Pernahkah terbayang bagaimana rasanya menyelami pikiran terdalam seseorang tanpa kata-kata yang terucap? Eksperimen menulis dalam bentuk monolog internal memungkinkan penulis dan pembaca untuk menjelajahi dunia batin karakter secara langsung. Melalui teknik ini, cerita tidak lagi hanya tentang apa yang dilakukan atau dikatakan oleh karakter, tetapi juga tentang apa yang mereka pikirkan dan rasakan dalam keheningan pikiran mereka.
Memahami Monolog Internal
Monolog internal, atau dialog batin, adalah representasi
dari percakapan yang terjadi dalam pikiran karakter. Ia memberikan wawasan
mendalam tentang perasaan, konflik, dan motivasi yang mungkin tidak
terungkapkan melalui dialog eksternal. Seperti yang dijelaskan oleh Writer's
Digest, monolog internal dalam fiksi memungkinkan pembaca untuk "melihat
ke dalam kepala karakter," memperkaya pemahaman kita tentang mereka.
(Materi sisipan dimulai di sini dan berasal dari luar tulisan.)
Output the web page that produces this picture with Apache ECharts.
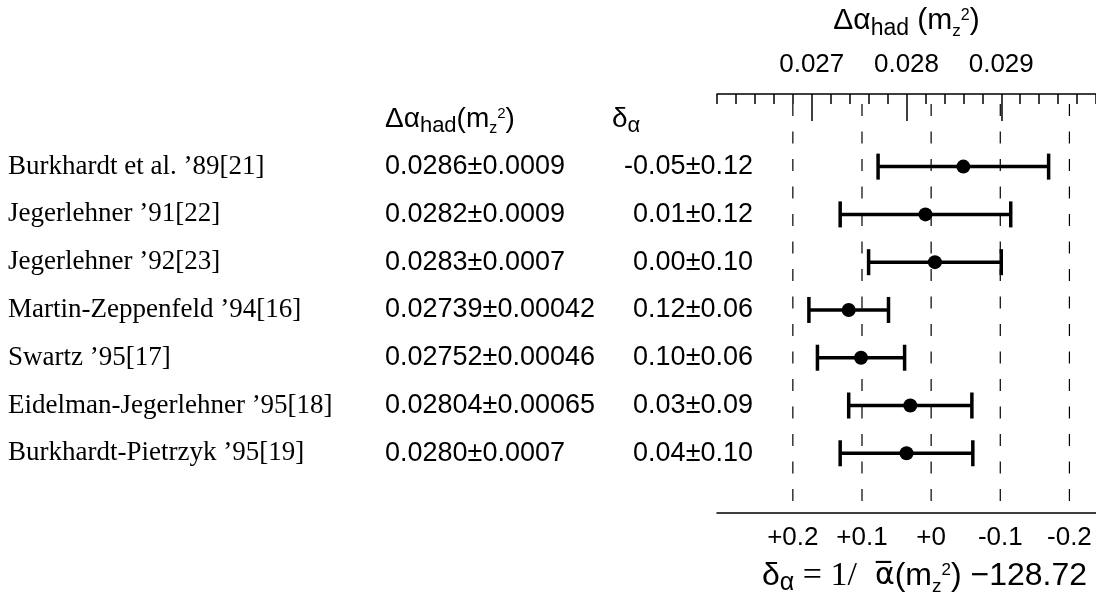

Mengapa Memilih Monolog Internal dalam Penulisan?
- Kedalaman
Karakterisasi: Melalui monolog internal, penulis dapat menggali
lapisan-lapisan tersembunyi dari karakter, menunjukkan kompleksitas emosi
dan pikiran mereka yang tidak selalu tampak di permukaan.
- Peningkatan
Keterlibatan Pembaca: Membaca pikiran karakter memungkinkan pembaca
untuk merasa lebih terhubung dan terlibat secara emosional dengan cerita.
- Ekspresi
Konflik Batin: Monolog internal efektif dalam menampilkan konflik
internal yang dialami karakter, memberikan dimensi tambahan pada plot dan
tema cerita.
Teknik Menulis Monolog Internal yang Efektif
- Pembedaan
Visual: Untuk membedakan monolog internal dari narasi atau dialog
lain, gunakan teknik seperti penulisan miring atau tanda kutip. Ini
membantu pembaca mengenali saat karakter sedang berpikir.
- Gaya
Bahasa yang Sesuai: Biarkan gaya bahasa monolog mencerminkan karakter
tersebut. Jika karakter tersebut terpelajar, gunakan kosakata yang lebih
kompleks; jika mereka lebih kasual, gunakan bahasa sehari-hari.
- Aliran
Pikiran yang Natural: Pikiran manusia seringkali melompat dari satu
topik ke topik lain. Meniru aliran pikiran ini dalam monolog dapat
membuatnya terasa lebih autentik dan realistis.
- Integrasi
dengan Aksi dan Dialog: Monolog internal sebaiknya tidak berdiri
sendiri. Integrasikan dengan aksi fisik atau dialog untuk memberikan
konteks dan memperkaya pengalaman membaca.
Contoh Penerapan Monolog Internal dalam Cerita
Bayangkan seorang karakter yang baru saja kehilangan
pekerjaan dan sedang merenung di rumah:
"Bagaimana aku bisa sampai di sini? Pekerjaan itu
adalah segalanya bagiku. Apa yang akan kukatakan pada keluarga? Haruskah aku
mencari pekerjaan lain atau memulai sesuatu yang baru?"
Melalui monolog ini, pembaca dapat merasakan kebingungan dan
kecemasan karakter tanpa perlu penjelasan tambahan.
Tantangan dalam Menulis Monolog Internal
Meskipun memberikan banyak keuntungan, menulis monolog
internal juga memiliki tantangan tersendiri :
- Menghindari
Kebingungan Pembaca: Tanpa petunjuk yang jelas, pembaca mungkin
kesulitan membedakan antara pikiran karakter dan narasi biasa.
- Menjaga
Keterlibatan: Jika tidak ditulis dengan hati-hati, monolog internal
dapat menjadi monoton dan membosankan, mengurangi keterlibatan pembaca.
- Keseimbangan
dengan Elemen Lain: Terlalu banyak monolog internal dapat membuat
cerita terasa berat sebelah, sehingga penting untuk menyeimbangkannya
dengan aksi dan dialog lainnya.
Eksperimen menulis dalam bentuk monolog internal
membuka jendela baru dalam penceritaan, memungkinkan penulis dan pembaca untuk
menyelami kedalaman pikiran dan perasaan karakter. Dengan teknik yang tepat,
monolog internal dapat memperkaya cerita, memberikan dimensi tambahan pada
karakter, dan meningkatkan keterlibatan pembaca.